Comentábamos no hace mucho con Rubén Collazos, asaz director, redactor y fundador de Cine Maldito, el proceso involutivo que había sufrido el cine negro (no el ‹noir›, sino el cine de reivindicación de lo afroamericano realizado por ellos mismos) desde los prometedores 90 con gente como John Singleton o Spike Lee hasta nuestros días, donde se ha caído en una suerte de domesticación de este. Películas que más allá de algún apunte interesante de, por ejemplo, Barry Jenkins, se han convertido en puro material didáctico pasado por el tamiz académico hollywoodiense. En definitiva, películas que bajo una apariencia reivindicativa acaban por ser meros vehículos comerciales, caza premios y finalmente inofensivos.
De alguna manera estamos hablando de un cine que se ha gentrificado, que ha adoptado apariencias de modernidad combativa y progresismo bien pensante pero que, en el camino, se han dejado aquello que las hacía valiosas: la pureza de las raíces, del carácter cultural que las hacía únicas. De alguna manera, aunque trasladado a las vivencias de barrio, Merawi Gerima se hace eco de todo ello en Residue mostrando una vuelta a los orígenes de un director de cine donde se encontrará con un mundo sepultado por las apariencias por esa gentrificación que en nombre del bienestar destruye la esencia del lugar.

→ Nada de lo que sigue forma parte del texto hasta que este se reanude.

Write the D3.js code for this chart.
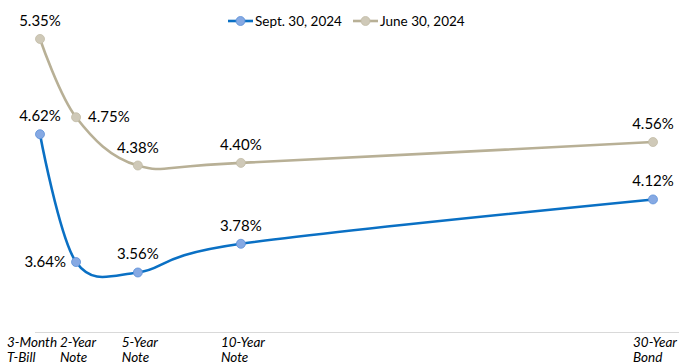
<!DOCTYPE html>
<html><head><meta charset="utf-8">
<script src="https://cdn.jsdelivr.net/npm/d3@7"></script>
<style>body{margin:0;background:#fff}svg{display:block}text{font-family:Lato,"Open Sans",sans-serif;fill:#000}</style>
</head><body><div id="chart"></div>
<script>
const categories = ["3-Month|T-Bill","2-Year|Note","5-Year|Note","10-Year|Note","30-Year|Bond"];
const maturities = [0.25, 2, 5, 10, 30];
const sept = [4.62, 3.64, 3.56, 3.78, 4.12];
const june = [5.35, 4.75, 4.38, 4.40, 4.56];
const seriesNames = ["Sept. 30, 2024", "June 30, 2024"];
// label placement: 'a' above, 'r' right, 'l' left
const septPos = ["a","l","a","a","a"];
const junePos = ["a","r","a","a","a"];

const W = 679, H = 364;
const svg = d3.select("#chart").append("svg").attr("width", W).attr("height", H);
const x = d3.scaleLinear().domain([0.25, 30]).range([40, 653]);
const y = d3.scaleLinear().domain([3.1, 5.5]).range([332.5, 19.4]);

svg.append("line").attr("x1", 35).attr("x2", 679).attr("y1", y(3.1)).attr("y2", y(3.1))
  .attr("stroke", "#d9d9d9").attr("stroke-width", 1);

const series = [
  {name: seriesNames[1], vals: june, pos: junePos, line: "#b8b096", fill: "#cfc9b8", stroke: "#c2bba6"},
  {name: seriesNames[0], vals: sept, pos: septPos, line: "#0a70c4", fill: "#86a9e3", stroke: "#5b8fd8"}
];
const lineGen = d3.line().x((d,i) => x(maturities[i])).y(d => y(d)).curve(d3.curveCardinal.tension(0));

series.forEach(s => {
  svg.append("path").attr("d", lineGen(s.vals)).attr("fill", "none")
    .attr("stroke", s.line).attr("stroke-width", 2.6);
  svg.selectAll(null).data(s.vals).enter().append("circle")
    .attr("cx", (d,i) => x(maturities[i])).attr("cy", d => y(d)).attr("r", 4.5)
    .attr("fill", s.fill).attr("stroke", s.stroke).attr("stroke-width", 0.8);
  svg.selectAll(null).data(s.vals).enter().append("text")
    .attr("font-size", 15)
    .attr("x", (d,i) => {
      const p = s.pos[i], cx = x(maturities[i]);
      return p === "r" ? cx + 12 : p === "l" ? cx - 10 : cx;
    })
    .attr("y", (d,i) => s.pos[i] === "a" ? y(d) - 13 : y(d) + 5)
    .attr("text-anchor", (d,i) => s.pos[i] === "r" ? "start" : s.pos[i] === "l" ? "end" : "middle")
    .text(d => d.toFixed(2) + "%");
});

// x axis labels (two lines, left-aligned to each other)
categories.forEach((c, i) => {
  const parts = c.split("|");
  const g = svg.append("text").attr("font-size", 13.5).attr("font-style", "italic");
  const t1 = g.append("tspan").text(parts[0]);
  const w = t1.node().getComputedTextLength();
  const x0 = i === 0 ? 7 : x(maturities[i]) - w / 2 + 2;
  t1.attr("x", x0).attr("y", 347);
  g.append("tspan").attr("x", x0).attr("y", 362).text(parts[1]);
});

// legend
const legend = [
  {name: seriesNames[0], line: "#0a70c4", fill: "#86a9e3", stroke: "#5b8fd8", x0: 228},
  {name: seriesNames[1], line: "#b8b096", fill: "#cfc9b8", stroke: "#c2bba6", x0: 353}
];
legend.forEach(l => {
  const g = svg.append("g");
  g.append("line").attr("x1", l.x0).attr("x2", l.x0 + 25).attr("y1", 21).attr("y2", 21)
    .attr("stroke", l.line).attr("stroke-width", 2.6);
  g.append("circle").attr("cx", l.x0 + 12.5).attr("cy", 21).attr("r", 4.5)
    .attr("fill", l.fill).attr("stroke", l.stroke).attr("stroke-width", 0.8);
  g.append("text").attr("x", l.x0 + 27).attr("y", 25.5).attr("font-size", 13.5).text(l.name);
});
</script></body></html>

Más allá de esta denuncia lo verdaderamente interesante en Residue está en que la contraposición no se hace en base a una glorificación nostálgica del pasado sino más bien en la exposición de que, por más que se quiera ocultar la naturaleza de un lugar y su gente, su esencia, sus problemas, su violencia, racismo y pobreza siguen ahí, latentes. Un conflicto personificado en su protagonista que, buscando su pasado, en rememorar vivencias con sus antiguos amigos del barrio, acaba por chocar con la hostilidad de algunos, la indiferencia de otros y el racismo del nuevo vecindario blanco.
Lejos de caer en ese cine que indicábamos al principio, plano en lo visual y propenso al drama fácil y al subrayado ramplón, nos encontramos ante una obra compleja y sutil, que hace del desarraigo una valiosa herramienta visual. Así estamos ante un film de desenfoques, de fragmentación y de cierta abstracción temática. Un intento loable, aunque no del todo exitoso, de inmersión tanto en la mente como en el corazón de su protagonista. Quizás su propia concepción llevada al extremo produce momentos de desconexión, aunque una vez entramos en el juego el resultado más que satisfactorio.
Así pues, estamos ante propuesta que debe ser muy tenida en cuenta en cuanto abre caminos a base de riesgo y de exploración formal. Una idea que aúna subtexto, concepción visual, reivindicación y aires de metarreferencialidad tanto en lo que respecta a lo cinematográfico como a su traslación a la vida real. Una denuncia muy efectiva (o precisamente) por su voluntad de autocrítica, de no rehusar bajar al barro de lo desagradable y de no caer en una falsa victimización. Tan sutil como desafiante, tan impactante por lo que vemos como por lo que se sugiere. Sí, quizás este el camino a seguir.